Benchmark Brent and West Texas Intermediate crude oil prices rebounded today in early trading from the lowest closing levels in more than five years amid signs that U.S. oil producers were curbing investment as price competition intensified between OPEC’s largest members.
Brent for January settlement climbed 45 cents to $66.64 a barrel on the London-based ICE Futures Europe exchange this morning after slipping $2.88 to $66.19 yesterday – the lowest close since September 2009.
Overall, crude oil prices are down 40% this year.
Futures rose 0.7% in London, reversing an earlier loss of 1.4% Iraq, the second-largest producer in the Organisation of Petroleum Exporting Countries, reduced its Basrah Light crude price for January to the lowest in more than a decade.

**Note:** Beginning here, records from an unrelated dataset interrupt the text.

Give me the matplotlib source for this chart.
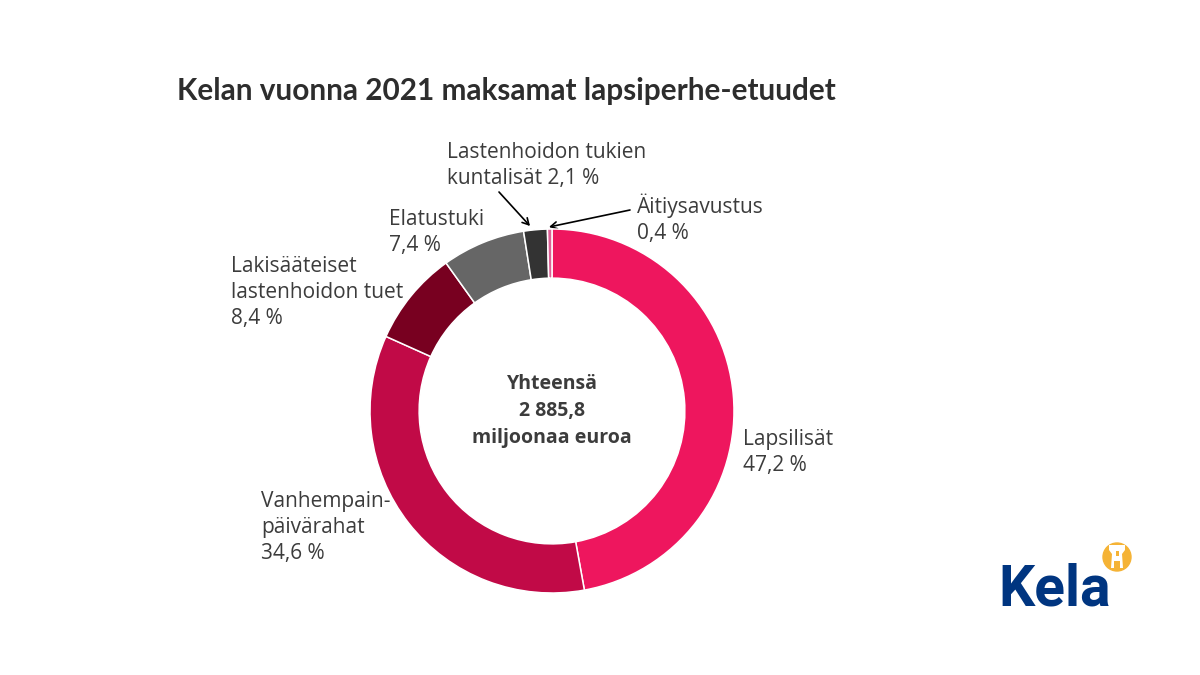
import matplotlib
matplotlib.use("Agg")
import matplotlib.pyplot as plt
from matplotlib.patches import Circle, Polygon, Rectangle

plt.rcParams['font.family'] = ['Open Sans', 'DejaVu Sans']

labels = ["Lapsilisät", "Vanhempainpäivärahat", "Lakisääteiset lastenhoidon tuet",
          "Elatustuki", "Lastenhoidon tukien kuntalisät", "Äitiysavustus"]
shares = [47.2, 34.6, 8.4, 7.4, 2.1, 0.4]
colors = ["#ee165e", "#c10a47", "#780020", "#666666", "#333333", "#dd5f95"]
title = "Kelan vuonna 2021 maksamat lapsiperhe-etuudet"
center_text = "Yhteensä\n2 885,8\nmiljoonaa euroa"
text_color = "#3c3c3c"

fig = plt.figure(figsize=(12, 6.75), dpi=100)
bg = fig.add_axes([0, 0, 1, 1])
bg.set_xlim(0, 1200)
bg.set_ylim(675, 0)
bg.axis("off")

# donut centre about (552, 411), outer radius 182
ax = fig.add_axes([(552 - 182) / 1200, 1 - (411 + 182) / 675, 364 / 1200, 364 / 675])
ax.pie(shares, colors=colors, startangle=90, counterclock=False, radius=1,
       wedgeprops=dict(width=0.27, edgecolor="white", linewidth=1.1))
ax.set_xlim(-1, 1)
ax.set_ylim(-1, 1)

bg.text(177, 91, title, fontsize=21.4, color="#2d2d2d", va="center", ha="left",
        family="Lato", fontweight="bold")
bg.text(552, 411, center_text, fontsize=14, color=text_color, fontweight="bold",
        ha="center", va="center", linespacing=1.45)

def note(x, y, s):
    bg.text(x, y, s, fontsize=15, color=text_color, ha="left", va="top", linespacing=1.32)

note(743, 429, "Lapsilisät\n47,2 %")
note(261, 491, "Vanhempain-\npäivärahat\n34,6 %")
note(231, 256, "Lakisääteiset\nlastenhoidon tuet\n8,4 %")
note(389, 209, "Elatustuki\n7,4 %")
note(447, 142, "Lastenhoidon tukien\nkuntalisät 2,1 %")
note(637, 193, "Äitiysavustus\n0,4 %")

arrow = dict(arrowstyle="->,head_length=0.45,head_width=0.25", color="black", lw=1.2,
             mutation_scale=10, shrinkA=0, shrinkB=0)
bg.annotate("", xy=(530, 226), xytext=(499, 192), arrowprops=arrow)
bg.annotate("", xy=(549, 227), xytext=(630, 210), arrowprops=arrow)

# logo
bg.text(998, 606, "Kela", fontsize=41, color="#003580", family="Roboto", fontweight="bold",
        ha="left", va="baseline")
bg.add_patch(Circle((1117, 557), 14, color="#f5b335"))
bg.add_patch(Polygon([(1109, 545), (1125, 545), (1125, 550), (1122, 554), (1123, 568),
                      (1111, 568), (1112, 554), (1109, 550)], closed=True, fc="white", ec="none"))
bg.add_patch(Rectangle((1114, 561), 6, 7, fc="#f5b335", ec="none"))
bg.add_patch(Rectangle((1115.5, 551), 3, 5, fc="#f5b335", ec="none"))

fig.savefig("out.png", dpi=100)
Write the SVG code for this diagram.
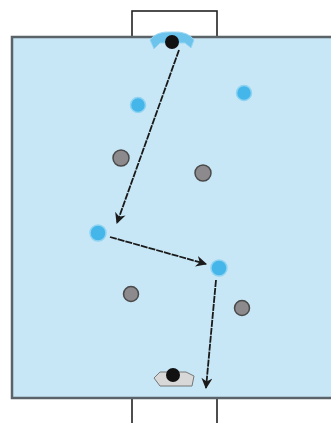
<svg xmlns="http://www.w3.org/2000/svg" width="331" height="423" viewBox="0 0 331 423">
<style>
.goal{fill:#fff;stroke:#222;stroke-width:1.6}
.field{fill:#c7e7f6;stroke:#5a6468;stroke-width:2.5}
.blue{fill:#45b6e9;stroke:#8fd3f2;stroke-width:1.5}
.gray{fill:#8c8a8c;stroke:#4a4a4a;stroke-width:1.5}
.arr{stroke:#1a1a1a;stroke-width:1.8;fill:none;stroke-dasharray:7 1;marker-end:url(#ah)}
</style>
<defs>
<marker id="ah" viewBox="0 0 10 10" refX="9" refY="5" markerWidth="13" markerHeight="11" orient="auto" markerUnits="userSpaceOnUse">
<path d="M0,0 L10,5 L0,10 L3,5 z" fill="#1a1a1a"/>
</marker>
</defs>
<rect width="331" height="423" fill="#fff"/>
<g id="goal-top"><rect class="goal" x="132" y="11" width="85" height="27"/></g>
<g id="goal-bottom"><rect class="goal" x="132" y="398" width="85" height="30"/></g>
<g id="field"><rect class="field" x="12" y="37" width="330" height="361"/></g>
<g id="keeper-top">
<path d="M150,40 Q156,31 172,32 Q188,31 194,40 L191,48 L185,43 L160,43 L154,49 Z" fill="#6cc4ec" stroke="#9ad6f2" stroke-width="1"/>
<circle cx="172" cy="42" r="7" fill="#111"/>
</g>
<g id="keeper-bottom">
<path d="M154,378 L160,372 L186,372 L194,376 L192,386 L160,386 Z" fill="#d8d8d8" stroke="#777" stroke-width="1"/>
<circle cx="173" cy="375" r="7" fill="#111"/>
</g>
<g id="blue1"><circle class="blue" cx="138" cy="105" r="7.5"/></g>
<g id="blue2"><circle class="blue" cx="244" cy="93" r="7.5"/></g>
<g id="blue3"><circle class="blue" cx="98" cy="233" r="8"/></g>
<g id="blue4"><circle class="blue" cx="219" cy="268" r="8"/></g>
<g id="gray1"><circle class="gray" cx="121" cy="158" r="8"/></g>
<g id="gray2"><circle class="gray" cx="203" cy="173" r="8"/></g>
<g id="gray3"><circle class="gray" cx="131" cy="294" r="7.5"/></g>
<g id="gray4"><circle class="gray" cx="242" cy="308" r="7.5"/></g>
<g id="connectors">
<path class="arr" d="M179,50 L117,223"/>
<path class="arr" d="M110,237 L206,264"/>
<path class="arr" d="M216,280 L206,388"/>
</g>
</svg>
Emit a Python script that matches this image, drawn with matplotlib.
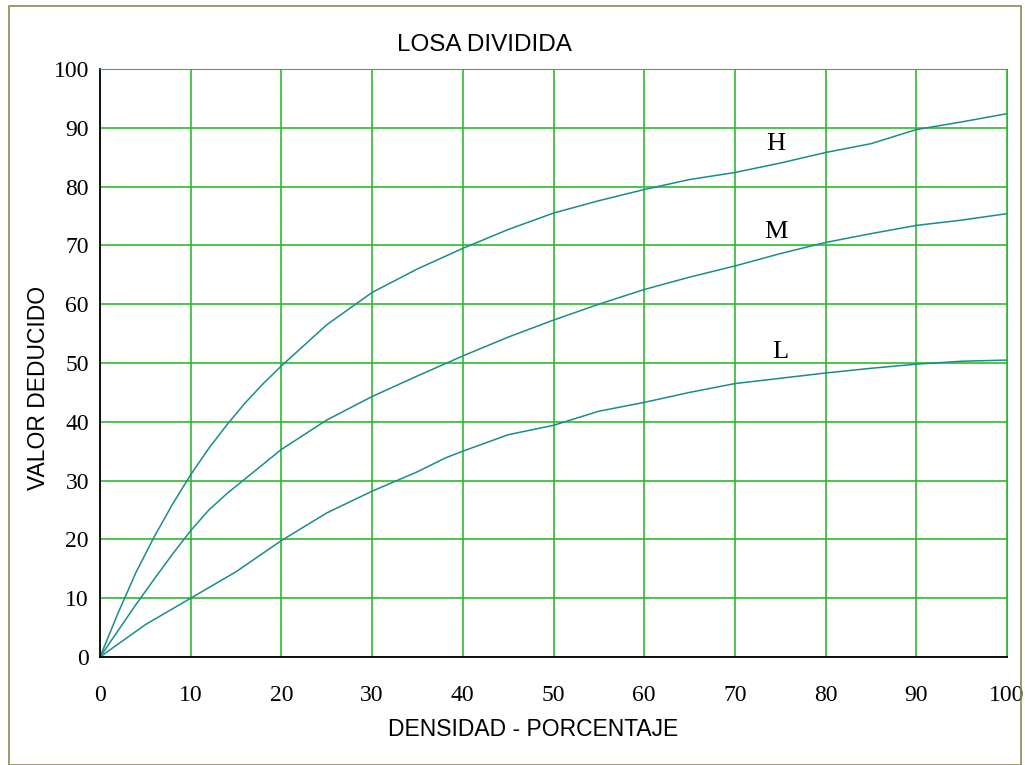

Crude oil is trading in a bear market as the highest U.S. production in three decades exacerbates a global glut. Saudi Arabia, which led OPEC’s decision to maintain rather than cut output at a Nov. 27 meeting, last week offered supplies to its Asian customers at the deepest discount in at least 14 years.
Fast-growing US shale output has limited the ability of the Organisation of the Petroleum Exporting Countries to manage supplies, sending prices sharply lower in anticipation of an oil glut in 2015.
“U.S. producers are more focused on preserving profitability, while the Saudis and Iraq are interested in preserving market share,” said Kash Kamal, an analyst at Sucden Financial in London. “Until we see an increase in demand outlook, it will be hard to pin down prices.”